● TASK GOAL:
Only the lines from the start of the data to the line containing "const seriesNames = ['CPLEX', 'ColGen', 'SCHeur', 'LPR(μ)'];", both included, should be output, exactly and without pictures.

● GIVEN INFORMATION:
====

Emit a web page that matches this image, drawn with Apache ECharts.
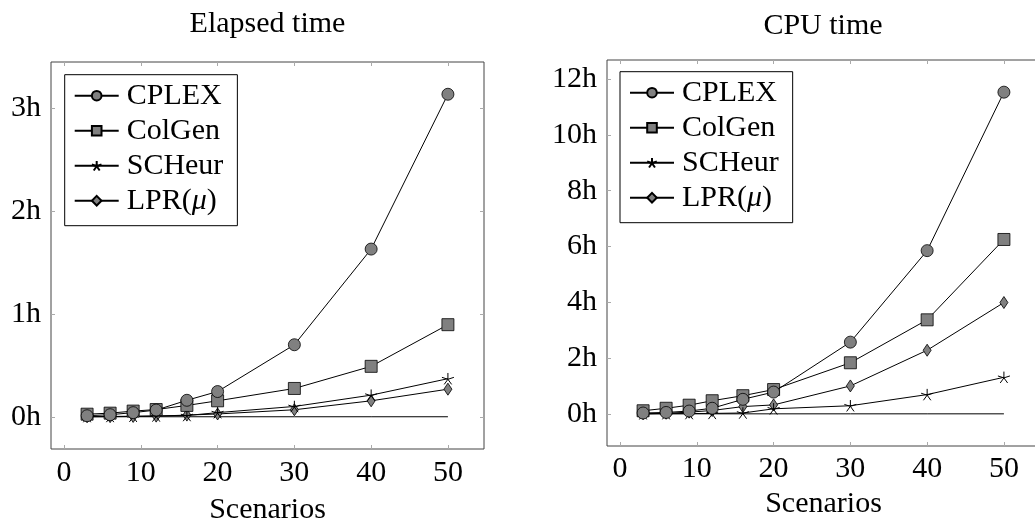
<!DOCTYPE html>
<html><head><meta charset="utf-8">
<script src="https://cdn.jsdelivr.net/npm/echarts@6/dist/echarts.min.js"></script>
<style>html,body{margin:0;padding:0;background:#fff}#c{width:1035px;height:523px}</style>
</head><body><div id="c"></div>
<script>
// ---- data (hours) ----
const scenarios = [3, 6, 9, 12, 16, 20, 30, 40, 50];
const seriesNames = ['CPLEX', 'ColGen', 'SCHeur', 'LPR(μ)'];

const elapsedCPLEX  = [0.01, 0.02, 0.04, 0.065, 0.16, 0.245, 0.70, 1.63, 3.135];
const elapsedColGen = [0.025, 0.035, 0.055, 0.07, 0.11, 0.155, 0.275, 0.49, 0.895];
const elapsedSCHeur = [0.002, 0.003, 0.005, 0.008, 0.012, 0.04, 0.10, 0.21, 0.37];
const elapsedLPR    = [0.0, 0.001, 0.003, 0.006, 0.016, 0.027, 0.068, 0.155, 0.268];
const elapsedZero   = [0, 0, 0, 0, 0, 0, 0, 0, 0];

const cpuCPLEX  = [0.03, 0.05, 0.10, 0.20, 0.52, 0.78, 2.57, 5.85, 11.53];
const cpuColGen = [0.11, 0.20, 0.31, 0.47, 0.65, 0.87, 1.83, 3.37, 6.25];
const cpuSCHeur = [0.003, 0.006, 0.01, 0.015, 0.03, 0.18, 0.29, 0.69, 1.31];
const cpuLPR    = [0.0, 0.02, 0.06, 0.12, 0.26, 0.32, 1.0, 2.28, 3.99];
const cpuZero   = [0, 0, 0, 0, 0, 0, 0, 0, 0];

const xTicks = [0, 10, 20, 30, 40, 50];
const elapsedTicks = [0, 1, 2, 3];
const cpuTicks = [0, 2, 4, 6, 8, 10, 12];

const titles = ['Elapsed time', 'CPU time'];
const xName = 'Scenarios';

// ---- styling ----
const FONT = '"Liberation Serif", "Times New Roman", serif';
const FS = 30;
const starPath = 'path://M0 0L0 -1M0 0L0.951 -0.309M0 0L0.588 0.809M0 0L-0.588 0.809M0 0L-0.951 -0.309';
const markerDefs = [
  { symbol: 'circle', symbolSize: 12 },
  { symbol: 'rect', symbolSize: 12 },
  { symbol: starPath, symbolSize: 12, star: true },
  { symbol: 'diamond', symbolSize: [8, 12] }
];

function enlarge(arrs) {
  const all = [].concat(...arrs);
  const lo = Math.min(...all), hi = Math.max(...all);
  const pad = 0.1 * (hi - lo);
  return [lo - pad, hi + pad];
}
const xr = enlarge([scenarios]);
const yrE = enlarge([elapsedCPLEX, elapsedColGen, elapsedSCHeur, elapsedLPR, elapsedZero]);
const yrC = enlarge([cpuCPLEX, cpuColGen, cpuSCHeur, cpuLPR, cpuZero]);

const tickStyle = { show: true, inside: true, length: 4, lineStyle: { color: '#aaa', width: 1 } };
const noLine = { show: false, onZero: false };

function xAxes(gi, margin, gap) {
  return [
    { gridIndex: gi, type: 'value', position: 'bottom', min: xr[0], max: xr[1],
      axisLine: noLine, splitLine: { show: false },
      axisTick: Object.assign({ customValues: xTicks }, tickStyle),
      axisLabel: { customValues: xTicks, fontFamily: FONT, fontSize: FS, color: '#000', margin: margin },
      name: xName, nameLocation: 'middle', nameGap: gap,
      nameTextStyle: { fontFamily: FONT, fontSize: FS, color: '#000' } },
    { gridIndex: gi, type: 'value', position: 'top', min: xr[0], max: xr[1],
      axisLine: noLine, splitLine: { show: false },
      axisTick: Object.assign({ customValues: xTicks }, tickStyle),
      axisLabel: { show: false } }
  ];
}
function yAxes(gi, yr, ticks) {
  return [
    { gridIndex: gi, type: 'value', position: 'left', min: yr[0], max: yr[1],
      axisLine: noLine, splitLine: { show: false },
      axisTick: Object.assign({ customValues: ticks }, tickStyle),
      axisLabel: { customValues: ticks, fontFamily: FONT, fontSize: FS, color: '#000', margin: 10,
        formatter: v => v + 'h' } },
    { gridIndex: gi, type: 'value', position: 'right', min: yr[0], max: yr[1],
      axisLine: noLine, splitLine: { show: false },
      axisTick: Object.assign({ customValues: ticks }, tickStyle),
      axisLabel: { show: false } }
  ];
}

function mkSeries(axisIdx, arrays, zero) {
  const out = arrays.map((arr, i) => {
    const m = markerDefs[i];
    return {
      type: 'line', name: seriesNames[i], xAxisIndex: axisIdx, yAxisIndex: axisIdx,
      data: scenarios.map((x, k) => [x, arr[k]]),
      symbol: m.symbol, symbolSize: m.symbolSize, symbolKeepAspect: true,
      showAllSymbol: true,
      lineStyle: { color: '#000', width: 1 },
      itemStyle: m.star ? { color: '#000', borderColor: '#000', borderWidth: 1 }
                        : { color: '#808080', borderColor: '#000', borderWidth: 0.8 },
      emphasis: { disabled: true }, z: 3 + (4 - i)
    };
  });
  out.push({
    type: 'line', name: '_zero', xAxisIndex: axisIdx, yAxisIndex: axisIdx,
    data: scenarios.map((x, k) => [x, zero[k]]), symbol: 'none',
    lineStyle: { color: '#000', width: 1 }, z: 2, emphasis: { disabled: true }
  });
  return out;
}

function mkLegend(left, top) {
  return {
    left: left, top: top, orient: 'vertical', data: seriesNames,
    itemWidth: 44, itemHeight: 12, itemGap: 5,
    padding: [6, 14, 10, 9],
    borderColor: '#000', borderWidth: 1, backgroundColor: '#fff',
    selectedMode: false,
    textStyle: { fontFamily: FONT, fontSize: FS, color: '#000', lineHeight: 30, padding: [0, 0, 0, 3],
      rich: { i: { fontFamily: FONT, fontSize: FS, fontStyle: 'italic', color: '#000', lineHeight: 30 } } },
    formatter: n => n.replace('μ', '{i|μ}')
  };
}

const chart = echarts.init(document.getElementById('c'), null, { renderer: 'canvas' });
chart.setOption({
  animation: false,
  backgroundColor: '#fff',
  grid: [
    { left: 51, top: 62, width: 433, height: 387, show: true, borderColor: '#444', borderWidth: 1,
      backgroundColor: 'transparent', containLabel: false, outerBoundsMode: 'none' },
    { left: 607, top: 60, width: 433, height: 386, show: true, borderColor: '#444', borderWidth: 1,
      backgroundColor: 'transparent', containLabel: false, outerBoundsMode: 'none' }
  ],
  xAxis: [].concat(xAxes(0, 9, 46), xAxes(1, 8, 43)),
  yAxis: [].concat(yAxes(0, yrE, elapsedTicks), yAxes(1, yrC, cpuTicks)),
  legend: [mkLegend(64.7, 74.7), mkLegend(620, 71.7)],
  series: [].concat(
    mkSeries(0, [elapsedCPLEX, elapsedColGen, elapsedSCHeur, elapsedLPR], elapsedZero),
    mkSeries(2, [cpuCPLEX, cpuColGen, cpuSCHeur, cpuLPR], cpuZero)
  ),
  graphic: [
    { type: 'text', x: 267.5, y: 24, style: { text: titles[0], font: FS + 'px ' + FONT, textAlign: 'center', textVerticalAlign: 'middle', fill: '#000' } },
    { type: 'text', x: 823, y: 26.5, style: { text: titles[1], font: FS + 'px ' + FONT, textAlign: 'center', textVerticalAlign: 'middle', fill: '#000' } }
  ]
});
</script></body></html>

====

● RESULT OF THE EXERCISE:
Emit a web page that matches this image, drawn with Apache ECharts.
<!DOCTYPE html>
<html><head><meta charset="utf-8">
<script src="https://cdn.jsdelivr.net/npm/echarts@6/dist/echarts.min.js"></script>
<style>html,body{margin:0;padding:0;background:#fff}#c{width:1035px;height:523px}</style>
</head><body><div id="c"></div>
<script>
// ---- data (hours) ----
const scenarios = [3, 6, 9, 12, 16, 20, 30, 40, 50];
const seriesNames = ['CPLEX', 'ColGen', 'SCHeur', 'LPR(μ)'];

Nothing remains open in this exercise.